August 19, 2010

Verizon Demos iPad Live TV App For FiOS Customers

Verizon Communications Inc. demonstrated an iPad application on Wednesday that allows users to view live television channels on the Apple tablet computer.

The company said it expects to launch the new app, dubbed "What's Hot", sometime next year to its FiOS TV subscribers, giving them the ability to watch live television on the iPad and other tablet computing devices.

Speaking at a briefing with reporters, Verizon's Chief Information Officer Shaygan Kheradpir said the company is in discussions with content providers to gain rights to extend programming agreements to tablet computing devices.

Kheradpir said Verizon does not expect to pay programmers any additional fees for offering their content on mobile devices, since content providers are themselves interested in expanding programming beyond home televisions.

Verizon's FiOS network currently serves markets with about 18 million people.   At the end of the second quarter, the company had 3.8 million subscribers for its FiOS Internet service and 3.2 million FiOS TV subscribers.

Verizon is not alone seeking to expand its TV service beyond home televisions.  Cable network operator Cablevision Systems has also mentioned a similar iPad app, but has not specified when they might launch such a service.

The biggest challenge to expanding live TV programming beyond household televisions is in convincing owners of the TV channels to embrace the idea.
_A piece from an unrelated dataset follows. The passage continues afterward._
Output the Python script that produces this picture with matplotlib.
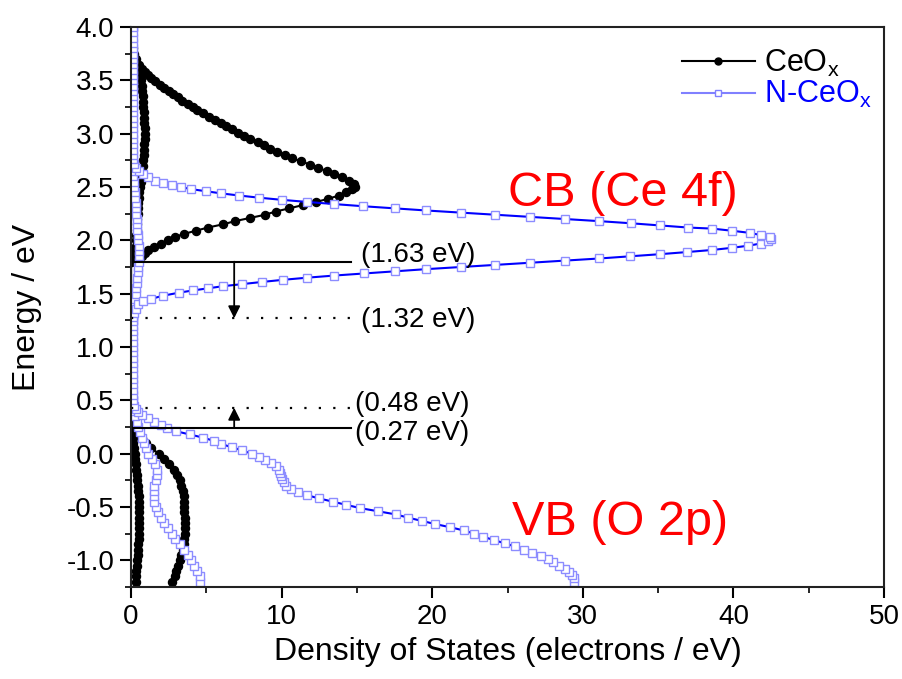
import numpy as np
import matplotlib
matplotlib.use("Agg")
import matplotlib.pyplot as plt
from matplotlib.lines import Line2D

plt.rcParams['font.family'] = ['Liberation Sans', 'DejaVu Sans']
plt.rcParams['mathtext.default'] = 'regular'
plt.rcParams['axes.unicode_minus'] = False

# ---------------- CeOx (black) ----------------
# main branch: valence band tail + Ce 4f peak
ceox_main_e = [-1.20, -1.15, -1.10, -1.05, -1.00, -0.95, -0.90, -0.85, -0.80, -0.75,
               -0.70, -0.65, -0.60, -0.55, -0.50, -0.45, -0.40, -0.35, -0.30, -0.25,
               -0.20, -0.15, -0.10, -0.05, 0.00, 0.05, 0.10, 0.15, 0.20, 0.25, 0.30,
               1.80, 1.82, 1.85, 1.88, 1.91, 1.94, 1.97, 2.00, 2.03, 2.06,
               2.09, 2.12, 2.15, 2.18, 2.21, 2.24, 2.27, 2.30, 2.33, 2.36,
               2.39, 2.42, 2.45, 2.48, 2.50, 2.53, 2.56, 2.59, 2.62, 2.65,
               2.68, 2.71, 2.74, 2.77, 2.80, 2.83, 2.86, 2.89, 2.92, 2.95,
               2.98, 3.01, 3.04, 3.07, 3.10, 3.13, 3.16, 3.19, 3.22, 3.25,
               3.28, 3.31, 3.34, 3.37, 3.40, 3.43, 3.46, 3.49, 3.52, 3.55,
               3.58, 3.61, 3.64, 3.67, 3.70, 3.75, 3.80, 3.90, 4.00]
ceox_main_dos = [2.75, 2.9, 3.0, 3.15, 3.25, 3.35, 3.45, 3.5, 3.55, 3.6,
                 3.6, 3.6, 3.6, 3.55, 3.55, 3.5, 3.5, 3.45, 3.35, 3.25,
                 3.05, 2.85, 2.55, 2.2, 1.85, 1.35, 1.0, 0.7, 0.4, 0.1, 0.0,
                 0.0, 0.45, 0.7, 0.9, 1.1, 1.5, 2.0, 2.45, 2.9, 3.5,
                 4.3, 5.1, 6.1, 6.9, 7.9, 8.9, 9.6, 10.5, 11.4, 12.3,
                 13.1, 13.8, 14.3, 14.7, 14.9, 14.8, 14.5, 14.0, 13.5, 13.0,
                 12.4, 11.9, 11.3, 10.7, 10.2, 9.7, 9.2, 8.8, 8.4, 7.9,
                 7.5, 7.1, 6.7, 6.3, 6.0, 5.6, 5.2, 4.8, 4.4, 4.1,
                 3.8, 3.4, 3.1, 2.8, 2.5, 2.2, 1.9, 1.6, 1.3, 1.1,
                 0.9, 0.7, 0.5, 0.35, 0.2, 0.1, 0.05, 0.0, 0.0]
# small second branch
ceox_inner_e = [-1.20, -1.15, -1.10, -1.05, -1.00, -0.95, -0.90, -0.85, -0.80, -0.75,
                -0.70, -0.65, -0.60, -0.55, -0.50, -0.45, -0.40, -0.35, -0.30, -0.25,
                -0.20, -0.15, -0.10, -0.05, 0.00, 0.05, 0.10, 0.15, 0.20, 0.25, 0.30,
                1.80, 1.85, 1.90, 1.95, 2.00, 2.05, 2.10, 2.15, 2.20, 2.25,
                2.30, 2.35, 2.40, 2.45, 2.50, 2.55, 2.60, 2.65, 2.70, 2.75,
                2.80, 2.85, 2.90, 2.95, 3.00, 3.05, 3.10, 3.15, 3.20, 3.25,
                3.30, 3.35, 3.40, 3.45, 3.50, 3.55, 3.60, 3.65, 3.70, 3.75,
                3.80, 3.85, 3.90, 3.95, 4.00]
ceox_inner_dos = [0.3, 0.33, 0.36, 0.38, 0.4, 0.43, 0.45, 0.48, 0.5, 0.52,
                  0.54, 0.55, 0.55, 0.55, 0.54, 0.52, 0.5, 0.47, 0.44, 0.42,
                  0.4, 0.36, 0.32, 0.28, 0.25, 0.2, 0.15, 0.1, 0.05, 0.02, 0.0,
                  0.0, 0.15, 0.25, 0.3, 0.33, 0.36, 0.38, 0.4, 0.42, 0.44,
                  0.46, 0.48, 0.5, 0.55, 0.6, 0.65, 0.7, 0.74, 0.78, 0.8,
                  0.83, 0.86, 0.88, 0.9, 0.9, 0.9, 0.88, 0.86, 0.84, 0.82,
                  0.8, 0.77, 0.74, 0.7, 0.65, 0.58, 0.5, 0.4, 0.3, 0.2,
                  0.1, 0.05, 0.0, 0.0, 0.0]

# ---------------- N-CeOx (blue) ----------------
nceox_main_e = [-1.20, -1.17, -1.14, -1.11, -1.08, -1.05, -1.02, -0.99, -0.96, -0.93,
                -0.90, -0.87, -0.84, -0.81, -0.78, -0.75, -0.72, -0.69, -0.66, -0.63,
                -0.60, -0.57, -0.54, -0.51, -0.48, -0.45, -0.42, -0.39, -0.36, -0.33,
                -0.30, -0.27, -0.24, -0.21, -0.18, -0.15, -0.12, -0.09, -0.06, -0.03,
                0.00, 0.03, 0.06, 0.09, 0.12, 0.15, 0.18, 0.21, 0.24, 0.27,
                0.30, 0.33, 0.36, 0.39, 0.42, 0.45,
                0.50, 0.55, 0.60, 0.65, 0.70, 0.75, 0.80, 0.85, 0.90, 0.95,
                1.00, 1.05, 1.10, 1.15, 1.20, 1.24, 1.28, 1.32, 1.36, 1.40,
                1.43, 1.45, 1.48, 1.51, 1.53, 1.55, 1.57, 1.59, 1.61, 1.63,
                1.65, 1.67, 1.69, 1.71, 1.73, 1.75, 1.77, 1.79, 1.81, 1.83,
                1.85, 1.87, 1.89, 1.91, 1.93, 1.95, 1.97, 1.99, 2.01,
                2.03, 2.05, 2.07, 2.09, 2.11, 2.12, 2.14, 2.16, 2.18, 2.20,
                2.22, 2.24, 2.26, 2.28, 2.30, 2.32, 2.34, 2.36, 2.38, 2.40,
                2.42, 2.44, 2.46, 2.48, 2.50, 2.52, 2.54, 2.56, 2.59, 2.62,
                2.65, 2.68, 2.72, 2.76, 2.80, 2.85, 2.90, 2.95, 3.00, 3.05,
                3.10, 3.15, 3.20, 3.25, 3.30, 3.35, 3.40, 3.45, 3.50, 3.55,
                3.60, 3.65, 3.70, 3.75, 3.80, 3.85, 3.90, 3.95, 4.00]
nceox_main_dos = [29.4, 29.4, 29.3, 29.1, 28.8, 28.4, 28.0, 27.7, 27.2, 26.6,
                  26.1, 25.5, 24.8, 24.1, 23.4, 22.8, 22.1, 21.2, 20.2, 19.3,
                  18.4, 17.6, 16.4, 15.2, 14.3, 13.4, 12.5, 11.7, 11.1, 10.6,
                  10.3, 10.15, 10.0, 9.95, 9.9, 9.8, 9.6, 9.3, 8.9, 8.5,
                  8.0, 7.4, 6.7, 6.0, 5.5, 4.8, 3.9, 3.0, 2.4, 2.0,
                  1.5, 1.1, 0.7, 0.45, 0.3, 0.2,
                  0.15, 0.12, 0.1, 0.1, 0.1, 0.1, 0.1, 0.1, 0.1, 0.1,
                  0.1, 0.1, 0.1, 0.1, 0.1, 0.1, 0.12, 0.2, 0.3, 0.45,
                  0.8, 1.3, 2.1, 3.2, 4.1, 5.1, 6.1, 7.4, 8.7, 10.1,
                  11.7, 13.5, 15.5, 17.5, 19.6, 21.9, 24.2, 26.5, 28.8, 31.1,
                  33.1, 35.1, 36.9, 38.6, 39.9, 41.0, 41.8, 42.3, 42.5,
                  42.4, 41.8, 41.1, 39.9, 38.6, 37.0, 35.1, 33.2, 31.1, 28.8,
                  26.5, 24.2, 21.9, 19.6, 17.5, 15.4, 13.5, 11.7, 10.0, 8.5,
                  7.2, 6.0, 5.0, 4.0, 3.3, 2.7, 2.1, 1.6, 1.1, 0.8,
                  0.5, 0.3, 0.2, 0.15, 0.12, 0.1, 0.1, 0.1, 0.1, 0.1,
                  0.1, 0.1, 0.1, 0.1, 0.1, 0.1, 0.1, 0.1, 0.1, 0.1,
                  0.1, 0.1, 0.1, 0.1, 0.1, 0.1, 0.1, 0.1, 0.1]
nceox_inner_e = [-1.20, -1.15, -1.10, -1.05, -1.00, -0.95, -0.90, -0.85, -0.80, -0.75,
                 -0.70, -0.65, -0.60, -0.55, -0.50, -0.45, -0.40, -0.35, -0.30, -0.25,
                 -0.20, -0.15, -0.10, -0.05, 0.00, 0.05, 0.10, 0.15, 0.20, 0.25,
                 0.30, 0.35, 0.40, 0.45, 0.50,
                 1.25, 1.30, 1.35, 1.40, 1.45, 1.50, 1.55, 1.60, 1.65, 1.70,
                 1.75, 1.80, 1.85, 1.90, 1.95, 2.00, 2.05, 2.10, 2.15, 2.20,
                 2.25, 2.30, 2.35, 2.40, 2.45, 2.50, 2.55, 2.60, 2.65, 2.70,
                 4.00]
nceox_inner_dos = [4.6, 4.6, 4.4, 4.2, 4.0, 3.8, 3.5, 3.25, 2.95, 2.7,
                   2.45, 2.2, 2.0, 1.8, 1.65, 1.55, 1.5, 1.5, 1.55, 1.65,
                   1.75, 1.75, 1.6, 1.4, 1.15, 1.0, 0.88, 0.75, 0.6, 0.48,
                   0.38, 0.28, 0.2, 0.15, 0.1,
                   0.1, 0.12, 0.15, 0.2, 0.25, 0.3, 0.35, 0.38, 0.42, 0.45,
                   0.48, 0.5, 0.52, 0.52, 0.5, 0.48, 0.45, 0.42, 0.4, 0.38,
                   0.35, 0.32, 0.3, 0.27, 0.24, 0.2, 0.17, 0.14, 0.12, 0.1,
                   0.1]

# band-edge lines: energy, style, label, label x, label y
edge_e = [1.80, 1.27, 0.43, 0.24]
edge_style = ['-', ':', ':', '-']
edge_text = ['(1.63 eV)', '(1.32 eV)', '(0.48 eV)', '(0.27 eV)']
edge_text_x = [15.3, 15.3, 14.85, 14.85]
edge_text_y = [1.86, 1.25, 0.47, 0.19]

fig = plt.figure(figsize=(9.03, 6.79), dpi=100)
ax = fig.add_axes([0.1451, 0.1355, 0.8339, 0.8247])

black_kw = dict(color='black', lw=1.5, marker='o', ms=5.8, mfc='black', mec='black')
blue_kw = dict(color='#0000ff', lw=1.5, marker='s', ms=5.4, mfc='white',
               mec='#8c8cff', mew=1.0)

ax.plot(ceox_inner_dos, ceox_inner_e, **black_kw)
ax.plot(ceox_main_dos, ceox_main_e, **black_kw)
ax.plot(nceox_inner_dos, nceox_inner_e, **blue_kw)
ax.plot(nceox_main_dos, nceox_main_e, **blue_kw)

for e, ls, txt, tx, ty in zip(edge_e, edge_style, edge_text, edge_text_x, edge_text_y):
    if ls == '-':
        ax.plot([0, 14.6], [e, e], color='black', lw=1.5)
    else:
        ax.plot([0, 14.6], [e, e], color='black', lw=1.6, ls=(0, (1, 5.5)))
    ax.text(tx, ty, txt, fontsize=20, va='center', ha='left')

ax.annotate('', xy=(6.85, 1.27), xytext=(6.85, 1.80),
            arrowprops=dict(arrowstyle='-|>', color='black', lw=1.3,
                            mutation_scale=18, shrinkA=0, shrinkB=0))
ax.annotate('', xy=(6.85, 0.43), xytext=(6.85, 0.24),
            arrowprops=dict(arrowstyle='-|>', color='black', lw=1.3,
                            mutation_scale=18, shrinkA=0, shrinkB=0))

ax.text(25.0, 2.32, 'CB (Ce 4f)', color='red', fontsize=35, va='baseline', ha='left')
ax.text(25.3, -0.76, 'VB (O 2p)', color='red', fontsize=35, va='baseline', ha='left')

ax.set_xlim(0, 50)
ax.set_ylim(-1.2, 4.0)
ax.set_xticks([0, 10, 20, 30, 40, 50])
ax.set_xticks([5, 15, 25, 35, 45], minor=True)
ax.set_yticks([-1.0, -0.5, 0.0, 0.5, 1.0, 1.5, 2.0, 2.5, 3.0, 3.5, 4.0])
ax.set_yticks(np.arange(-1.25, 4.0, 0.5), minor=True)
ax.set_yticklabels(['%.1f' % v for v in ax.get_yticks()])
ax.tick_params(which='major', direction='out', length=8, width=1.5, labelsize=20,
               top=False, right=False, pad=4)
ax.tick_params(which='minor', direction='out', length=4, width=1.2, top=False, right=False)
for sp in ax.spines.values():
    sp.set_linewidth(1.5)
    sp.set_color('#222222')

ax.set_xlabel('Density of States (electrons / eV)', fontsize=23, va='center')
ax.set_ylabel('Energy / eV', fontsize=23, va='center')
ax.xaxis.set_label_coords(0.5, -0.116)
ax.yaxis.set_label_coords(-0.138, 0.5)

handles = [Line2D([], [], color='black', lw=1.5, marker='o', ms=5, mfc='black'),
           Line2D([], [], color='#8080ff', lw=1.5, marker='s', ms=5, mfc='white',
                  mec='#8080ff')]
ax.legend(handles, ['CeO$_x$', 'N-CeO$_x$'], loc='upper right', frameon=False,
          fontsize=22, handlelength=2.4, handletextpad=0.3,
          labelcolor=['black', '#0000ff'], bbox_to_anchor=(1.0, 0.985),
          borderaxespad=0.0, labelspacing=0.02)

fig.savefig('out.png', dpi=100)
"There's a wide diversity of opinion on how to move the industry forward, so you really have to convince them one by one that this is good for everybody: the consumer, programmer, distributor and the business," said Shawn Strickland, Verizon's vice president of consumer strategy and planning, during an interview with the Associated Press.

Rather than launching the new service today with just a few channels, Verizon said it would prefer to wait until next year to introduce a full portfolio of programming, Strickland said.

The company does not plan to charge consumers any extra fees for iPad viewing, and plans to make the service available on other tablet devices as they come out, he added.

The new service will initially allow consumers to view programming only within the subscriber's home, but could ultimately be extended outside the home once the rights issue are negotiated.